The Jam

Andrea Bergart Meghan Brady Tara Geer Peter LaBier Janice Nowinski Matt Phillips Kyle Staver a group installation August 1 - August 31, 2012

The exhibition draws its name from a famous breakbeat hit by 70s funk outfit Graham Central Station.

Steven Harvey Fine Art Projects presents The Jam, a group installation, featuring works by seven artists: Andrea Bergart, Matt Phillips, Meghan Brady, Tara Geer, Peter LaBier, Kyle Staver and Janice Nowinski. The exhibition draws its name from a famous breakbeat hit by 70s funk outfit Graham Central Station.

The Jam is designed as a total painted environment. A mural by Andrea Bergart and Matt Phillips, and a sound component by the chill-wave band Color War set the stage for an eclectic mixture: DIY geometric abstraction and figurative painting and works on paper.

This exhibition expands on SHFAP’s installation “Meta-Decorative” for the Scope Art Fair 2012 – where Andrea Bergart designed an abstract mural for the walls of the booth, inspired by Pendleton patterns, that was hung with contemporary paintings, works on paper and textiles all connected to a home-grown geometric tradition. Less homogeneous in its vision, The Jam is designed as a sprawling installation of hand made pattern with abstract and representational works on paper and paintings.

Andrea Bergart’s vibrant paintings are infused with an energetic rhythm reminiscent of West African textiles. Matt Phillips paints boldly colorful abstractions related to Gees Bend style quilting. Phillips has also previously collaborated with Meghan Brady, whose abstract images combine underlying geometric structure with spontaneous whimsy. All three artists studied at Boston University.

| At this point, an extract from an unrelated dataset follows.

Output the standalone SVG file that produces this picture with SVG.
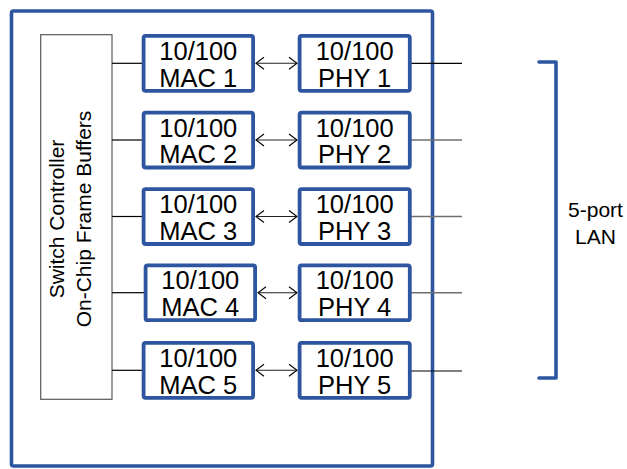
<svg xmlns="http://www.w3.org/2000/svg" width="627" height="469" viewBox="0 0 627 469">
<defs>
<marker id="ah" viewBox="0 0 10 14" refX="9" refY="7" markerWidth="10" markerHeight="14" markerUnits="userSpaceOnUse" orient="auto-start-reverse">
<path d="M1,1 L9,7 L1,13" fill="none" stroke="#000" stroke-width="1.1"/>
</marker>
<style>
.blk{fill:#fff;stroke:#2E55A0;stroke-width:3.8}
.t{font-family:"Liberation Sans",Arial,sans-serif;font-size:25.5px;fill:#000;text-anchor:middle}
.c{font-family:"Liberation Sans",Arial,sans-serif;font-size:21px;fill:#000;text-anchor:middle}
.ln{stroke:#000;stroke-width:1.2;fill:none}
.lg{stroke:#6f6f6f;stroke-width:1.4;fill:none}
.ar{stroke:#222;stroke-width:1.1;fill:none;marker-start:url(#ah);marker-end:url(#ah)}
</style>
</defs>
<rect id="frame" x="11.5" y="11" width="421" height="455" rx="2" fill="#fff" stroke="#2E55A0" stroke-width="3.6"/>
<g id="controller">
<rect x="40.7" y="34.7" width="71.3" height="364.6" fill="#fff" stroke="#595959" stroke-width="1.2"/>
<text class="c" transform="translate(64,219) rotate(-90)">Switch Controller</text>
<text class="c" transform="translate(91,219) rotate(-90)">On-Chip Frame Buffers</text>
</g>
<g id="connectors">
<line class="ln" x1="112" y1="63.3" x2="142" y2="63.3"/>
<line class="ln" x1="112" y1="140" x2="142" y2="140"/>
<line class="ln" x1="112" y1="216.5" x2="142" y2="216.5"/>
<line class="ln" x1="112" y1="292.7" x2="144" y2="292.7"/>
<line class="ln" x1="112" y1="370.3" x2="142" y2="370.3"/>
<line class="ar" x1="256" y1="63.3" x2="297" y2="63.3"/>
<line class="ar" x1="256" y1="140" x2="297" y2="140"/>
<line class="ar" x1="256" y1="216.5" x2="297" y2="216.5"/>
<line class="ar" x1="258" y1="292.7" x2="297" y2="292.7"/>
<line class="ar" x1="256" y1="370.3" x2="297" y2="370.3"/>
<line class="ln" x1="411" y1="63.3" x2="462" y2="63.3"/>
<line class="lg" x1="411" y1="140" x2="462" y2="140"/>
<line class="lg" x1="411" y1="216.5" x2="462" y2="216.5"/>
<line class="lg" x1="411" y1="292.7" x2="462" y2="292.7"/>
<line class="ln" x1="411" y1="371" x2="462" y2="371"/>
</g>
<g id="mac1"><rect class="blk" x="143.6" y="35.9" width="109.5" height="54.9" rx="2"/><text class="t" x="198.3" y="60">10/100</text><text class="t" x="198.3" y="86.7">MAC 1</text></g>
<g id="mac2"><rect class="blk" x="143.6" y="112.6" width="109.5" height="54.9" rx="2"/><text class="t" x="198.3" y="136.7">10/100</text><text class="t" x="198.3" y="163.4">MAC 2</text></g>
<g id="mac3"><rect class="blk" x="143.6" y="189.1" width="109.5" height="54.9" rx="2"/><text class="t" x="198.3" y="213.2">10/100</text><text class="t" x="198.3" y="239.9">MAC 3</text></g>
<g id="mac4"><rect class="blk" x="145.6" y="265.3" width="109.5" height="54.9" rx="2"/><text class="t" x="200.3" y="289.4">10/100</text><text class="t" x="200.3" y="316.1">MAC 4</text></g>
<g id="mac5"><rect class="blk" x="143.6" y="342.9" width="109.5" height="54.9" rx="2"/><text class="t" x="198.3" y="367">10/100</text><text class="t" x="198.3" y="393.7">MAC 5</text></g>
<g id="phy1"><rect class="blk" x="299.6" y="35.9" width="110.2" height="54.9" rx="2"/><text class="t" x="354.7" y="60">10/100</text><text class="t" x="354.7" y="86.7">PHY 1</text></g>
<g id="phy2"><rect class="blk" x="299.6" y="112.6" width="110.2" height="54.9" rx="2"/><text class="t" x="354.7" y="136.7">10/100</text><text class="t" x="354.7" y="163.4">PHY 2</text></g>
<g id="phy3"><rect class="blk" x="299.6" y="189.1" width="110.2" height="54.9" rx="2"/><text class="t" x="354.7" y="213.2">10/100</text><text class="t" x="354.7" y="239.9">PHY 3</text></g>
<g id="phy4"><rect class="blk" x="299.6" y="265.3" width="110.2" height="54.9" rx="2"/><text class="t" x="354.7" y="289.4">10/100</text><text class="t" x="354.7" y="316.1">PHY 4</text></g>
<g id="phy5"><rect class="blk" x="299.6" y="342.9" width="110.2" height="54.9" rx="2"/><text class="t" x="354.7" y="367">10/100</text><text class="t" x="354.7" y="393.7">PHY 5</text></g>
<g id="lan">
<path d="M539,62 H556 V378 H539" fill="none" stroke="#2E55A0" stroke-width="3.6" stroke-linecap="round" stroke-linejoin="round"/>
<text class="c" x="595.5" y="216.7">5-port</text>
<text class="c" x="595.5" y="244">LAN</text>
</g>
</svg>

Tara Geer and Peter LaBier both dig into drawing as a medium. Geer’s large-scale charcoal drawings superficially recall Cy Twombly and Joan Mitchell. Geer gets so close to her subjects that they become abstract. Whether rendering a backpack or the center of an ice cube, Geer gives voice to the beauty and complexity in the commonplace and small. She also teaches drawing at Teacher’s College and privately. Geer will hold a drawing workshop in the gallery on Friday August 3rd at 2pm. Like Geer, LaBier pays careful attention to the every day. His colored ink drawings of bunches of flowers have a wiry intensity of line. LaBier is also the frontman for the Brooklyn band Psychobuildings.

Close friends and figurative painters, Kyle Staver and Janice Nowinski make work in conversation with the history of painting. Staver’s figurative compositions evoke the painterly touch of Matisse, Bonnard or David Park while their compositions quote earlier masters such as Titian. Her image of a boy on a rope swing in a dark wood reads like a mix of Dana Schutz and Elie Nadelman, simultaneously personal, humorous and mythic. Janice Nowinski’s paintings have a self-aware wit that can be seen in her transcriptions of historical works. Her transcription of Boucher’s reclining nude (included here) was a pivotal painting for her: “I came across the odalisque by Boucher…all of a sudden I realized what was missing from my work: a sense of humor and also the possibility that sex could be a great painting subject for me.”

Like both sides of a 45rpm single dividing a long song into two parts, The Jam is the extended funky breakdown that follows the more conventional stating of melodic themes on side 1 (side 1 being the Meta-Decorative installation at Scope). The Jam creates a dense pictorial space that layers painting and drawing over decorative painting.

Simultaneously with The Jam, SHFAP presents in the rear gallery a single important 1959 painting by the mystical American abstract painter Alfred Jensen (1903-1981). Born in Guatemala, Jensen was an early student of Hans Hofmann in Munich, and while he was a long-term friend of Mark Rothko, he remained a singular figure in the heyday of New York school Abstract Expressionism. He attempted to bring together human history in abstract painting. In search for a universal, spiritual geometry, Jensen combined complex numerical and linguistic systems in mysterious ways. The painting included here, “Quadri”, dates from the period of Jensen’s investigation into the Spanish Renaissance. It forsakes the artist’s alternating black and white checkerboards for diagonal patterning derived from Moorish geometric motifs.